Analyzing the Metabolic Microenvironment of Co‐cultured Stem Cells and Cardiomyocytes

While there exists precedence over the last decade of decellularization of rodent, porcine, and human hearts to create a bioartificial heart scaffold, there remains a lot of work to be done regarding understanding the cell metabolism and bioenergetics of recellularization. Examining the metabolic demands of various progenitor/stem cell and primary cell types cultured homogenously and in co‐cultures allow for an understanding of what nutrients, substrates, growth factors, and other factors are required and/or preferred in the microenvironment of each cell type. In our study, we have compared populations of human adipose‐derived stem cells (ASCs), human amniotic fluid‐derived stem cells (AFSCs), and rat cardiomyocytes (H9C2s) all individually and in co‐culture experiments, and furthermore by varying culture media conditions.
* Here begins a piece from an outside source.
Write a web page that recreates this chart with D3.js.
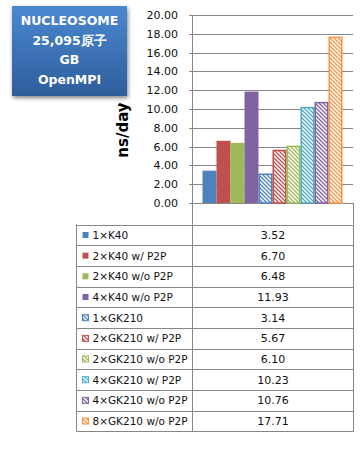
<!DOCTYPE html>
<html><head><meta charset="utf-8">
<script src="https://cdn.jsdelivr.net/npm/d3@7"></script>
<style>
html,body{margin:0;padding:0;background:#fff;}
svg{display:block;}
</style></head>
<body>
<svg id="c" width="364" height="452"></svg>
<script>
const series = ["1×K40","2×K40 w/ P2P","2×K40 w/o P2P","4×K40 w/o P2P","1×GK210","2×GK210 w/ P2P","2×GK210 w/o P2P","4×GK210 w/ P2P","4×GK210 w/o P2P","8×GK210 w/o P2P"];
const values = [3.52, 6.70, 6.48, 11.93, 3.14, 5.67, 6.10, 10.23, 10.76, 17.71];
const colors = ["#4F81BD","#C0504D","#9BBB59","#8064A2","#4F81BD","#C0504D","#9BBB59","#4BACC6","#8064A2","#F79646"];
const hatched = [false,false,false,false,true,true,true,true,true,true];
const yTicks = [0,2,4,6,8,10,12,14,16,18,20];
const titleLines = ["NUCLEOSOME","25,095原子","GB","OpenMPI"];
const yLabel = "ns/day";

const svg = d3.select("#c");
const defs = svg.append("defs");
const font = "'DejaVu Sans', Verdana, sans-serif";
const gridColor = "#868686";

// patterns
colors.forEach((c,i)=>{
  if(!hatched[i]) return;
  const p = defs.append("pattern").attr("id","h"+i).attr("patternUnits","userSpaceOnUse")
    .attr("width",4).attr("height",4);
  p.append("rect").attr("width",4).attr("height",4).attr("fill","#fff");
  p.append("path").attr("d","M-1,-1 L5,5 M-1,3 L1,5 M3,-1 L5,1")
    .attr("stroke",c).attr("stroke-width",1.3).attr("fill","none");
});

// title box
const grad = defs.append("linearGradient").attr("id","tg").attr("x1",0).attr("y1",0).attr("x2",0).attr("y2",1);
grad.append("stop").attr("offset","0%").attr("stop-color","#4B87D0");
grad.append("stop").attr("offset","100%").attr("stop-color","#2E5E9C");
const f = defs.append("filter").attr("id","sh").attr("x","-20%").attr("y","-20%").attr("width","150%").attr("height","150%");
f.append("feGaussianBlur").attr("in","SourceAlpha").attr("stdDeviation",2);
f.append("feOffset").attr("dx",1).attr("dy",2).attr("result","b");
f.append("feComponentTransfer").append("feFuncA").attr("type","linear").attr("slope",0.5);
const fm = f.append("feMerge"); fm.append("feMergeNode"); fm.append("feMergeNode").attr("in","SourceGraphic");

svg.append("rect").attr("x",12).attr("y",6).attr("width",115).attr("height",90)
  .attr("fill","url(#tg)").attr("filter","url(#sh)");
svg.append("g").selectAll("text").data(titleLines).join("text")
  .attr("x",69.5).attr("y",(d,i)=>25+i*19.5)
  .attr("text-anchor","middle").attr("fill","#fff")
  .attr("font-family",font).attr("font-weight","bold").attr("font-size",12.5)
  .text(d=>d);
svg.append("path").attr("d","M118,105 L123,106 L130,108").attr("stroke","#000").attr("stroke-width",1.5).attr("fill","none");

// scales
const plotL = 192, plotR = 353, plotT = 15, plotB = 203;
const y = d3.scaleLinear().domain([0,20]).range([plotB, plotT]);
const x = d3.scaleBand().domain(series).range([plotL, plotR]).paddingInner(0).paddingOuter(0.75);

// gridlines
svg.append("g").selectAll("line").data(yTicks).join("line")
  .attr("x1",plotL-3).attr("x2",plotR).attr("y1",d=>Math.round(y(d))+0.5).attr("y2",d=>Math.round(y(d))+0.5)
  .attr("stroke",gridColor).attr("stroke-width",1);

// y axis labels
svg.append("g").selectAll("text").data(yTicks).join("text")
  .attr("x",178).attr("y",d=>y(d)+4)
  .attr("text-anchor","end").attr("fill","#111")
  .attr("font-family",font).attr("font-size",11)
  .text(d=>d3.format(".2f")(d));

// y label
svg.append("text").attr("transform","translate(128,130) rotate(-90)")
  .attr("text-anchor","middle").attr("font-family",font).attr("font-weight","bold")
  .attr("font-size",15).attr("fill","#000").text(yLabel);

// bars
svg.append("g").selectAll("rect").data(values).join("rect")
  .attr("x",(d,i)=>x(series[i]) + (hatched[i]?0.75:0))
  .attr("y",d=>y(d) + 0.75)
  .attr("width",(d,i)=>x.bandwidth() - (hatched[i]?1.5:0))
  .attr("height",d=>plotB - y(d) - 0.75)
  .attr("fill",(d,i)=>hatched[i]?`url(#h${i})`:colors[i])
  .attr("stroke",(d,i)=>hatched[i]?colors[i]:"none")
  .attr("stroke-width",1.5);

// axes lines
svg.append("line").attr("x1",plotL+0.5).attr("x2",plotL+0.5).attr("y1",plotT).attr("y2",224.5).attr("stroke",gridColor);
svg.append("line").attr("x1",plotR+0.5).attr("x2",plotR+0.5).attr("y1",plotB).attr("y2",224.5).attr("stroke",gridColor);

// data table
const tL = 76.5, tM = plotL+0.5, tR = plotR+0.5, tT = 224.5, rowH = 20.67;
const rowY = d3.scaleLinear().domain([0, series.length]).range([tT, tT + rowH*series.length]);
const tg = svg.append("g");
tg.selectAll("line.h").data(d3.range(series.length+1)).join("line")
  .attr("x1",tL).attr("x2",tR).attr("y1",d=>Math.round(rowY(d))+0.5).attr("y2",d=>Math.round(rowY(d))+0.5)
  .attr("stroke",gridColor);
[tL,tM,tR].forEach(xx=>{
  tg.append("line").attr("x1",xx).attr("x2",xx).attr("y1",tT).attr("y2",Math.round(rowY(series.length))+0.5).attr("stroke",gridColor);
});
const rows = tg.selectAll("g.r").data(series).join("g");
rows.append("rect").attr("x",82.5).attr("y",(d,i)=>rowY(i)+7.5).attr("width",6).attr("height",6)
  .attr("fill",(d,i)=>hatched[i]?`url(#h${i})`:colors[i])
  .attr("stroke",(d,i)=>hatched[i]?colors[i]:"none").attr("stroke-width",1);
rows.append("text").attr("x",92.5).attr("y",(d,i)=>rowY(i)+14.5)
  .attr("font-family",font).attr("font-size",10.5).attr("fill","#111").text(d=>d);
rows.append("text").attr("x",(tM+tR)/2).attr("y",(d,i)=>rowY(i)+14.5)
  .attr("text-anchor","middle").attr("font-family",font).attr("font-size",11).attr("fill","#111")
  .text((d,i)=>d3.format(".2f")(values[i]));
</script>
</body></html>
Our findings show that not only does there appear to be a difference between the stem cell types in terms of their basal mitochondrial respiration, spare respiratory capacity, and ATP production rates, but there is also a difference in their glycolytic capacity and reserve. Moreover, when ASCs or AFSCs are co‐cultured with a terminal cell line, H9C2s, differences can be seen at different cell densities (15K to 80K cells/well). Changes in coupling efficiency and other parameters are seen after cell densities have been increased, and the ratios of stem cells to cardiomyocytes (30:70, 50:50, or 70:30) also affects cell metabolism. A better understanding of metabolic differences in a stem cell‐cell microenvironment may additionally determine its credibility in clinical stem cell therapy applications.